YOUR GOAL
Return the material word for word. Do not include the pictures.

DATA EXTRACT
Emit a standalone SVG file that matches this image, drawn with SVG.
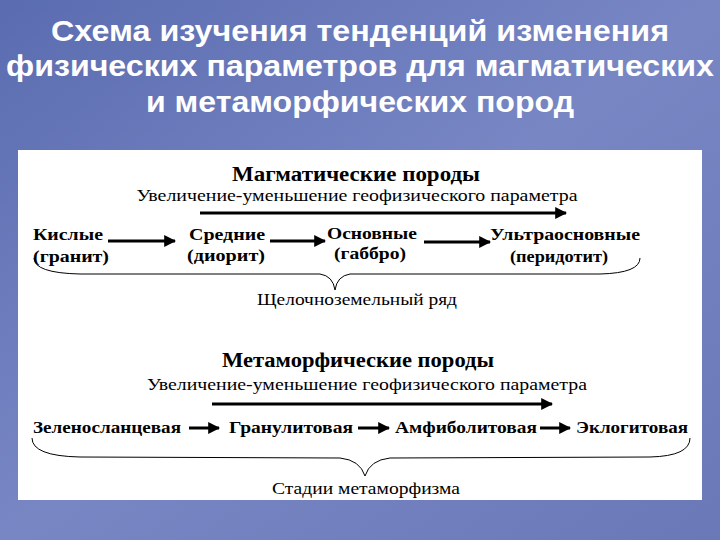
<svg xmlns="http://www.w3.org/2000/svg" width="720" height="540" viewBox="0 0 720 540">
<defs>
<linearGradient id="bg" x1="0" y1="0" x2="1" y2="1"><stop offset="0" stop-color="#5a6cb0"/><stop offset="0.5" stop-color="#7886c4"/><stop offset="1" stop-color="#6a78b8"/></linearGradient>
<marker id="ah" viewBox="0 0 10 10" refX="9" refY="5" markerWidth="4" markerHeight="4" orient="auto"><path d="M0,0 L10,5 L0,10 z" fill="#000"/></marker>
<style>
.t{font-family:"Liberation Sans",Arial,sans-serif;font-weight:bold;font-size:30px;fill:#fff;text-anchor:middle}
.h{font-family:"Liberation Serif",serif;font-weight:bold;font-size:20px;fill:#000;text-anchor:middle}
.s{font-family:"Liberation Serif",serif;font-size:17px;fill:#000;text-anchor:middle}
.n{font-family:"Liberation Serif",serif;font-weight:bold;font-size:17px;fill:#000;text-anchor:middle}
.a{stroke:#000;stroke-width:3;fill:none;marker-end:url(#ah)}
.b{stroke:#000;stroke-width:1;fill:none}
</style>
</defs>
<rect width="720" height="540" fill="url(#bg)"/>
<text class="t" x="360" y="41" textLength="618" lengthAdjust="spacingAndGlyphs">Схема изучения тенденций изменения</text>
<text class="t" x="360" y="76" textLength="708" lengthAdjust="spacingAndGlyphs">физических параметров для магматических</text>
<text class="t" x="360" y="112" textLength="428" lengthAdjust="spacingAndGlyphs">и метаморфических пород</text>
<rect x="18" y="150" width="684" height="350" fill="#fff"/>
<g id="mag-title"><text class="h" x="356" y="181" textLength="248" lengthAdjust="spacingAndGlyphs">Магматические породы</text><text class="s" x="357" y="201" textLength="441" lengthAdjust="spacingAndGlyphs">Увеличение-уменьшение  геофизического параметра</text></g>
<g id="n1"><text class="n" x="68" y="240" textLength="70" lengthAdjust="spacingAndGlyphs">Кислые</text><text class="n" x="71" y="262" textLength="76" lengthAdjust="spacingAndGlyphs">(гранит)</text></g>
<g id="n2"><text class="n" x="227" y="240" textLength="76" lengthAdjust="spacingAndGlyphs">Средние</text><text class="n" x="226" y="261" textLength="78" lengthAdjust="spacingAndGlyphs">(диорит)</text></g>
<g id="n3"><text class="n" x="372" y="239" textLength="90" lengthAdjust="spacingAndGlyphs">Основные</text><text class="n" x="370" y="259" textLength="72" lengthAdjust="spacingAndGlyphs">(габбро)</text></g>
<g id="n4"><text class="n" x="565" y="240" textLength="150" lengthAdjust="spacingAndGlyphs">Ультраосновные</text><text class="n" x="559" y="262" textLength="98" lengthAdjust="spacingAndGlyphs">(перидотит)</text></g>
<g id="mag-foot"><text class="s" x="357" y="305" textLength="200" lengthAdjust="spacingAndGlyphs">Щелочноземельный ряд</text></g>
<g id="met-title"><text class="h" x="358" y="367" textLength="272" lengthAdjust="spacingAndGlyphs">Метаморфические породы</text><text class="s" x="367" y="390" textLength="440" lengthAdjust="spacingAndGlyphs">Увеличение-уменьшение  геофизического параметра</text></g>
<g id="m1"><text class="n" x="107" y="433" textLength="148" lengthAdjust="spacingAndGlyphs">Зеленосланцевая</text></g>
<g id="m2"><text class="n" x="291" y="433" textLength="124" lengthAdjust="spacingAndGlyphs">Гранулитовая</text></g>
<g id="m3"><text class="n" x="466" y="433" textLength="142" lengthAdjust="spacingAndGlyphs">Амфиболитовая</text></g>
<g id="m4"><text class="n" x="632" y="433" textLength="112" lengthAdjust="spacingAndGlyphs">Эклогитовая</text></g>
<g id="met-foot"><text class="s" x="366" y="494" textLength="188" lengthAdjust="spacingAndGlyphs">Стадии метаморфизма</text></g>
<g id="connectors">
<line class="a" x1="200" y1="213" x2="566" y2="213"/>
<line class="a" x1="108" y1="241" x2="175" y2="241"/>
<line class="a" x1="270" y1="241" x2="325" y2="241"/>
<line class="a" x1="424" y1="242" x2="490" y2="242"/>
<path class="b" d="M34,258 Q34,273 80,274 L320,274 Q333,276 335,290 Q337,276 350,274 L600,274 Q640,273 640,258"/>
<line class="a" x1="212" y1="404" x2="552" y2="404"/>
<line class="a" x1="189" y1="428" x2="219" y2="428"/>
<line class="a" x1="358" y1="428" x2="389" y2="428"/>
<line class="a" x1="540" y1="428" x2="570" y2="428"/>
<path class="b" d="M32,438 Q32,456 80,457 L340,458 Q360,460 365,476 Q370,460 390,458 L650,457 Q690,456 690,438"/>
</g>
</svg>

FULL OUTPUT
Emit a standalone SVG file that matches this image, drawn with SVG.
<svg xmlns="http://www.w3.org/2000/svg" width="720" height="540" viewBox="0 0 720 540">
<defs>
<linearGradient id="bg" x1="0" y1="0" x2="1" y2="1"><stop offset="0" stop-color="#5a6cb0"/><stop offset="0.5" stop-color="#7886c4"/><stop offset="1" stop-color="#6a78b8"/></linearGradient>
<marker id="ah" viewBox="0 0 10 10" refX="9" refY="5" markerWidth="4" markerHeight="4" orient="auto"><path d="M0,0 L10,5 L0,10 z" fill="#000"/></marker>
<style>
.t{font-family:"Liberation Sans",Arial,sans-serif;font-weight:bold;font-size:30px;fill:#fff;text-anchor:middle}
.h{font-family:"Liberation Serif",serif;font-weight:bold;font-size:20px;fill:#000;text-anchor:middle}
.s{font-family:"Liberation Serif",serif;font-size:17px;fill:#000;text-anchor:middle}
.n{font-family:"Liberation Serif",serif;font-weight:bold;font-size:17px;fill:#000;text-anchor:middle}
.a{stroke:#000;stroke-width:3;fill:none;marker-end:url(#ah)}
.b{stroke:#000;stroke-width:1;fill:none}
</style>
</defs>
<rect width="720" height="540" fill="url(#bg)"/>
<text class="t" x="360" y="41" textLength="618" lengthAdjust="spacingAndGlyphs">Схема изучения тенденций изменения</text>
<text class="t" x="360" y="76" textLength="708" lengthAdjust="spacingAndGlyphs">физических параметров для магматических</text>
<text class="t" x="360" y="112" textLength="428" lengthAdjust="spacingAndGlyphs">и метаморфических пород</text>
<rect x="18" y="150" width="684" height="350" fill="#fff"/>
<g id="mag-title"><text class="h" x="356" y="181" textLength="248" lengthAdjust="spacingAndGlyphs">Магматические породы</text><text class="s" x="357" y="201" textLength="441" lengthAdjust="spacingAndGlyphs">Увеличение-уменьшение  геофизического параметра</text></g>
<g id="n1"><text class="n" x="68" y="240" textLength="70" lengthAdjust="spacingAndGlyphs">Кислые</text><text class="n" x="71" y="262" textLength="76" lengthAdjust="spacingAndGlyphs">(гранит)</text></g>
<g id="n2"><text class="n" x="227" y="240" textLength="76" lengthAdjust="spacingAndGlyphs">Средние</text><text class="n" x="226" y="261" textLength="78" lengthAdjust="spacingAndGlyphs">(диорит)</text></g>
<g id="n3"><text class="n" x="372" y="239" textLength="90" lengthAdjust="spacingAndGlyphs">Основные</text><text class="n" x="370" y="259" textLength="72" lengthAdjust="spacingAndGlyphs">(габбро)</text></g>
<g id="n4"><text class="n" x="565" y="240" textLength="150" lengthAdjust="spacingAndGlyphs">Ультраосновные</text><text class="n" x="559" y="262" textLength="98" lengthAdjust="spacingAndGlyphs">(перидотит)</text></g>
<g id="mag-foot"><text class="s" x="357" y="305" textLength="200" lengthAdjust="spacingAndGlyphs">Щелочноземельный ряд</text></g>
<g id="met-title"><text class="h" x="358" y="367" textLength="272" lengthAdjust="spacingAndGlyphs">Метаморфические породы</text><text class="s" x="367" y="390" textLength="440" lengthAdjust="spacingAndGlyphs">Увеличение-уменьшение  геофизического параметра</text></g>
<g id="m1"><text class="n" x="107" y="433" textLength="148" lengthAdjust="spacingAndGlyphs">Зеленосланцевая</text></g>
<g id="m2"><text class="n" x="291" y="433" textLength="124" lengthAdjust="spacingAndGlyphs">Гранулитовая</text></g>
<g id="m3"><text class="n" x="466" y="433" textLength="142" lengthAdjust="spacingAndGlyphs">Амфиболитовая</text></g>
<g id="m4"><text class="n" x="632" y="433" textLength="112" lengthAdjust="spacingAndGlyphs">Эклогитовая</text></g>
<g id="met-foot"><text class="s" x="366" y="494" textLength="188" lengthAdjust="spacingAndGlyphs">Стадии метаморфизма</text></g>
<g id="connectors">
<line class="a" x1="200" y1="213" x2="566" y2="213"/>
<line class="a" x1="108" y1="241" x2="175" y2="241"/>
<line class="a" x1="270" y1="241" x2="325" y2="241"/>
<line class="a" x1="424" y1="242" x2="490" y2="242"/>
<path class="b" d="M34,258 Q34,273 80,274 L320,274 Q333,276 335,290 Q337,276 350,274 L600,274 Q640,273 640,258"/>
<line class="a" x1="212" y1="404" x2="552" y2="404"/>
<line class="a" x1="189" y1="428" x2="219" y2="428"/>
<line class="a" x1="358" y1="428" x2="389" y2="428"/>
<line class="a" x1="540" y1="428" x2="570" y2="428"/>
<path class="b" d="M32,438 Q32,456 80,457 L340,458 Q360,460 365,476 Q370,460 390,458 L650,457 Q690,456 690,438"/>
</g>
</svg>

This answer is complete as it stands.